Lors du siège de Paris, notre diariste est incorporé comme soldat dans la «compagnie des Chiens savants» de la Garde Nationale, ainsi dénommée par les enfants du quartier en raison de la composition très élitiste de ses membres, recrutés parmi les professions intellectuelles du Ve arrondissement : enseignants et membres du barreau, imprimeurs et libraires, négociants et ouvriers d’art, architectes et journalistes, parmi lesquels trône même un Académicien (des Sciences morales et politiques à l’époque, de l’Académie française par la suite) ! Tous sont des patriotes, mais pas des guerriers. Pour eux, le siège de Paris se borne à un service de garde sédentaire sur la ceinture fortifiée de la ville, et aux voeux inquiets formulés pour les troupes qui tentent les sorties. Le transport de blessés ramenés du combat est leur expérience la plus tangible de la lutte qui se livre au large de leurs routines, et le risque principal encouru par eux s’avère celui des incommodités résultant d’un hiver qui fut particulièrement rigoureux.

Dabot est donc surtout le chroniqueur des angoisses et des privations qui affectent les assiégés. Deux thèmes y prédominent. Le premier est la pénurie alimentaire qui se répand, et la diffusion de nourritures de substitution qui en résulte. Chevaux, chiens et rats deviennent des sujets de créativité culinaire. La ménagerie du Jardin d’acclimatation finit aussi sous les fourchettes, mais pas celle du Muséum d’histoire naturelle, préservée au nom de la mission d’intérêt public et scientifique de l’institution. Une seconde obsession s’y ajoute peu avant le triste dénouement : le bombardement d’artillerie qui frappe la capitale dans les dernières semaines du siège.

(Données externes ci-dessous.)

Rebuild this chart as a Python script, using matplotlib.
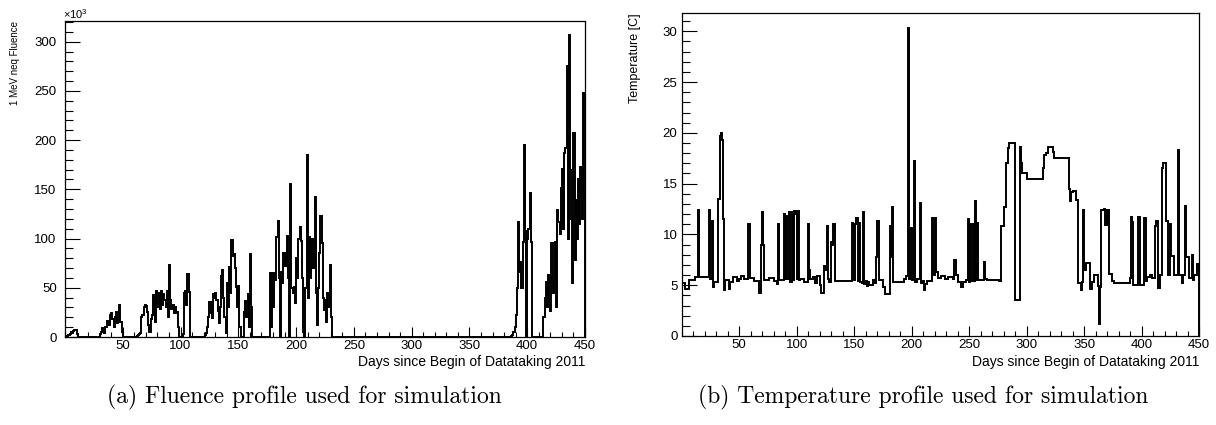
import matplotlib
matplotlib.use("Agg")
import matplotlib.pyplot as plt
from matplotlib.ticker import MultipleLocator

plt.rcParams["font.family"] = ["Liberation Sans", "DejaVu Sans"]
plt.rcParams["mathtext.fontset"] = "custom"
plt.rcParams["mathtext.rm"] = "Liberation Sans"

# ---- Fluence profile: day where each level starts, level in units of 1e3 ----
fluence_days = [
    0, 2, 3, 4, 5, 6, 7, 8, 10, 11,
    30, 31, 32, 33, 34, 35, 36, 37, 38, 39, 40, 41, 42, 43, 44, 45, 46, 47, 48, 49, 50,
    62, 63, 64, 65, 66, 67, 68, 69, 70, 71, 72, 73, 74, 75, 76, 77, 78, 79, 80,
    81, 82, 83, 84, 85, 86, 87, 88, 89, 90, 91, 92, 93, 94, 95, 96, 97, 98, 99,
    102, 103, 104, 105, 106, 107, 108,
    121, 122, 123, 124, 125, 126, 127, 128, 129, 130, 131, 132, 133, 134, 135, 136,
    137, 138, 139, 140, 141, 142, 143, 144, 145, 146, 147, 148, 149, 150, 151, 152,
    155, 156, 157, 158, 159, 160, 161, 162,
    177, 178, 179, 180, 181, 182, 183, 184, 185, 186, 187, 188, 189, 190, 191, 192,
    193, 194, 195, 196, 197, 198, 199, 200, 201, 202, 203, 204, 205, 206, 207, 208,
    209, 210, 211, 212, 213, 214, 215, 216, 217, 218, 219, 220, 221, 222, 223, 224,
    225, 226, 227, 228, 229, 230, 231,
    386, 387, 388, 389, 390, 391, 392, 393, 394, 395, 396, 397, 398, 399, 400, 401,
    402, 403, 404,
    414, 415, 416, 417, 418, 419, 420, 421, 422, 423, 424, 425, 426, 427, 428, 429,
    430, 431, 432, 433, 434, 435, 436, 437, 438, 439, 440, 441, 442, 443, 444, 445,
    446, 447, 448, 449,
]
fluence_k = [
    0, 1, 2, 3, 5, 4, 6, 7, 3, 0,
    3, 5, 9, 6, 4, 10, 16, 15, 12, 22, 24, 18, 10, 20, 25, 14, 22, 33, 15, 5, 0,
    1, 2, 3, 4, 20, 22, 30, 33, 31, 25, 12, 5, 18, 22, 43, 35, 15, 47, 30,
    45, 28, 47, 33, 44, 38, 30, 47, 20, 73, 38, 28, 32, 24, 30, 24, 25, 10, 0,
    3, 45, 47, 33, 64, 46, 0,
    2, 4, 10, 20, 36, 24, 19, 44, 40, 45, 38, 26, 14, 30, 62, 68,
    40, 20, 4, 55, 30, 71, 45, 99, 82, 84, 70, 51, 30, 52, 10, 0,
    25, 37, 20, 44, 10, 84, 30, 0,
    65, 10, 65, 30, 65, 58, 102, 118, 60, 0, 66, 55, 85, 72, 80, 103,
    60, 0, 155, 50, 45, 51, 35, 80, 60, 100, 112, 98, 60, 5, 0, 50,
    185, 40, 102, 60, 97, 100, 70, 142, 45, 12, 50, 85, 123, 95, 40, 27,
    38, 15, 45, 30, 73, 20, 0,
    1, 2, 5, 10, 22, 50, 117, 66, 76, 50, 97, 195, 108, 0, 100, 110,
    146, 97, 0,
    20, 40, 56, 30, 63, 40, 26, 95, 45, 58, 97, 30, 129, 117, 105, 151,
    171, 110, 187, 192, 275, 100, 307, 170, 120, 55, 207, 78, 139, 100, 160, 115,
    173, 120, 248, 140,
]

# ---- Temperature profile: day where each level starts, level in degrees C ----
temp_days = [
    0, 3, 6, 12, 14, 15, 24, 25, 26, 27, 28, 32, 33, 34, 35, 36, 37, 38, 41, 42,
    45, 48, 50, 52, 54, 58, 59, 63, 67, 69, 70, 71, 72, 76, 80, 83, 84, 85, 89, 90,
    91, 92, 93, 94, 96, 97, 98, 99, 100, 101, 102, 103, 106, 110, 111, 112, 114, 116, 118, 120,
    121, 124, 125, 126, 127, 128, 130, 131, 132, 133, 148, 149, 150, 151, 152, 153, 154, 155, 157, 158,
    159, 160, 161, 162, 163, 166, 168, 169, 170, 172, 175, 177, 181, 182, 183, 184, 193, 195, 197, 198,
    199, 200, 201, 202, 203, 205, 207, 208, 209, 211, 212, 213, 218, 219, 220, 221, 223, 226, 229, 232,
    236, 237, 239, 240, 243, 245, 247, 249, 250, 251, 252, 253, 254, 255, 256, 257, 258, 263, 264, 266,
    276, 278, 280, 282, 284, 285, 290, 294, 295, 296, 300, 314, 315, 317, 319, 323, 324, 337, 338, 339,
    340, 343, 345, 347, 348, 349, 350, 352, 355, 357, 359, 362, 363, 364, 365, 367, 368, 369, 370, 371,
    372, 374, 376, 390, 391, 392, 393, 397, 399, 402, 404, 405, 407, 409, 412, 413, 414, 416, 418, 419,
    421, 423, 425, 426, 428, 432, 433, 435, 436, 438, 439, 441, 444, 445, 446, 448, 449,
]
temp_c = [
    5.2, 4.6, 5.5, 5.8, 12.4, 5.8, 12.4, 5.6, 11.3, 4.8, 5.3, 13.5, 19.7, 20.0, 19.3, 11.5, 4.5, 5.5, 4.6, 5.3,
    5.8, 5.4, 5.6, 5.9, 5.6, 11.0, 5.7, 5.4, 4.2, 9.0, 12.2, 9.0, 5.5, 5.7, 5.4, 5.1, 11.0, 5.5, 12.0, 5.6,
    11.8, 5.6, 12.2, 5.3, 12.2, 5.5, 12.3, 12.0, 5.6, 12.3, 5.5, 5.6, 5.3, 11.0, 6.5, 5.6, 5.8, 5.2, 5.9, 5.0,
    4.2, 6.9, 6.5, 10.8, 5.6, 5.3, 9.3, 9.0, 11.0, 5.4, 11.1, 10.9, 5.5, 11.0, 11.6, 5.4, 11.1, 5.3, 5.2, 12.2,
    5.1, 5.4, 4.9, 5.3, 5.0, 5.5, 5.2, 7.8, 11.3, 5.5, 4.8, 4.1, 10.8, 7.8, 12.7, 5.3, 5.6, 5.9, 30.3, 5.6,
    10.6, 5.5, 5.8, 17.2, 5.3, 5.6, 13.1, 5.2, 5.4, 4.5, 5.1, 5.4, 11.6, 6.0, 11.6, 6.3, 5.7, 5.9, 5.6, 5.8,
    5.6, 7.5, 6.0, 5.3, 4.8, 5.3, 5.5, 11.5, 5.3, 11.0, 5.4, 11.0, 5.4, 13.3, 5.5, 11.1, 5.5, 7.3, 5.6, 5.5,
    5.4, 10.8, 12.7, 17.0, 18.5, 19.0, 3.5, 18.6, 17.0, 16.0, 15.5, 16.5, 17.8, 18.0, 18.6, 18.1, 17.5, 14.5, 13.3, 14.2,
    14.3, 13.4, 5.2, 4.5, 5.3, 12.4, 6.5, 7.2, 4.6, 5.3, 6.0, 4.9, 1.2, 4.8, 12.4, 12.5, 10.9, 12.4, 10.9, 12.4,
    6.1, 5.4, 5.2, 5.7, 11.7, 11.2, 5.0, 11.7, 5.0, 11.6, 5.4, 5.8, 6.0, 5.7, 10.8, 11.3, 4.7, 6.0, 16.5, 17.0,
    11.3, 6.0, 11.0, 7.9, 6.0, 18.3, 6.0, 5.2, 6.0, 12.8, 7.8, 5.7, 8.0, 5.5, 6.0, 7.1, 7.1,
]

day_end = 450
x_label = "Days since Begin of Datataking 2011"
fluence_label = "1 MeV neq Fluence"
temp_label = "Temperature [C]"
caption_a = "(a) Fluence profile used for simulation"
caption_b = "(b) Temperature profile used for simulation"

W, H = 1216, 425
fig = plt.figure(figsize=(W / 100, H / 100), dpi=100)


def px_rect(x0, y_top, x1, y_bottom):
    return [x0 / W, 1 - y_bottom / H, (x1 - x0) / W, (y_bottom - y_top) / H]


ax1 = fig.add_axes(px_rect(65, 21, 585, 337))
ax2 = fig.add_axes(px_rect(681.7, 13, 1199, 336))


def style_axis(ax, ymax, ymajor, yminor, ypad):
    ax.set_xlim(0, day_end)
    ax.set_ylim(0, ymax)
    ax.xaxis.set_major_locator(MultipleLocator(50))
    ax.xaxis.set_minor_locator(MultipleLocator(10))
    ax.yaxis.set_major_locator(MultipleLocator(ymajor))
    ax.yaxis.set_minor_locator(MultipleLocator(yminor))
    ax.tick_params(axis="both", which="both", direction="in", top=False, right=False,
                   width=0.8, colors="black", labelsize=9.5)
    ax.tick_params(axis="x", which="major", length=7, pad=2)
    ax.tick_params(axis="x", which="minor", length=3.8)
    ax.tick_params(axis="y", which="major", length=11, pad=ypad)
    ax.tick_params(axis="y", which="minor", length=5.5)
    ax.set_xticks(list(range(50, day_end + 1, 50)))
    for s in ax.spines.values():
        s.set_linewidth(0.9)
        s.set_color("black")


ax1.stairs(fluence_k, fluence_days + [day_end], baseline=0, color="black", lw=1.4)
style_axis(ax1, 321, 50, 10, 6)

ax2.stairs(temp_c, temp_days + [day_end], baseline=0, color="black", lw=1.4)
style_axis(ax2, 31.8, 5, 1, 3)

# axis titles
fig.text(585 / W, 1 - 362 / H, x_label, ha="right", va="center", fontsize=10)
fig.text(1199 / W, 1 - 362 / H, x_label, ha="right", va="center", fontsize=10)
fig.text(15 / W, 1 - 21 / H, fluence_label, rotation=90, ha="center", va="top", fontsize=7)
fig.text(635 / W, 1 - 13 / H, temp_label, rotation=90, ha="center", va="top", fontsize=9)
fig.text(63 / W, 1 - 21 / H, r"$\mathregular{\times10^{3}}$", ha="left", va="bottom", fontsize=8)

# sub-figure captions
fig.text(304 / W, 1 - 397 / H, caption_a, ha="center", va="center", fontsize=17, family="cmr10")
fig.text(923 / W, 1 - 397 / H, caption_b, ha="center", va="center", fontsize=17, family="cmr10")

fig.savefig("out.png", dpi=100)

Un adversaire discret de la Commune

Après la capitulation, Dabot retrouve brièvement sa famille avant de regagner la capitale, et y séjourne jusqu’au tout début du mois de mai 1871. Observateur toujours attentif et avocat contraint à l’oisiveté, il fait profil bas pour échapper aux contributions de la Commune et au service de la garde nationale fédérée, consignant impressions d’ambiance et petits faits reflétant la tension parisienne. Menacé d’arrestation pour insoumission militaire, il parvient finalement à s’échapper en se faisant passer pour un ravitailleur allant aux provisions, et se réfugie du côté versaillais. Même si sa préférence pour le camp de l’ordre est évidente, il demeure fidèle à sa posture de badaud. Il livre néanmoins un récit assez dense des combats acharnés de la Semaine sanglante disputés dans le Quartier Latin (où tomba Raoul Rigault), nourri par les témoignages de ses voisins et connaissances.

Rentré dans son arrondissement libéré, il visite la capitale dévastée, puis évoque le lent retour à la normale des corporations judiciaires dans le Palais de justice en partie dévasté par le feu. Cet aspect de son sujet l’amène à traiter rétrospectivement des institutions judiciaires de la Commune, et des efforts des avocats pour tenter de protéger les droits des prévenus, notamment par leur action en faveur des otages et des fédérés réfractaires au service. Il évoque aussi la répression menée par les juridictions versaillaises, et participe d’ailleurs lui-même à la défense des gardiens de prison inculpés d’être restés en poste durant la Commune. S’étirant jusqu’au début de décembre 1871, son récit porte également témoignage des débuts du tourisme patriotique commémoratif sur les champs de bataille du siège, et des phénomènes de thésaurisation et de pénurie monétaire de l’après-guerre.

Chronique parisienne de temps de guerre et de guerre civile, les Griffonnages de Henri Dabot ne manquent pas de charme et de valeur documentaire. Très éloigné de l’ampleur dramatique d’un Victor Hugo, ce témoignage restitue au jour le jour les soubresauts de l’Année Terrible avec une attachante authenticité.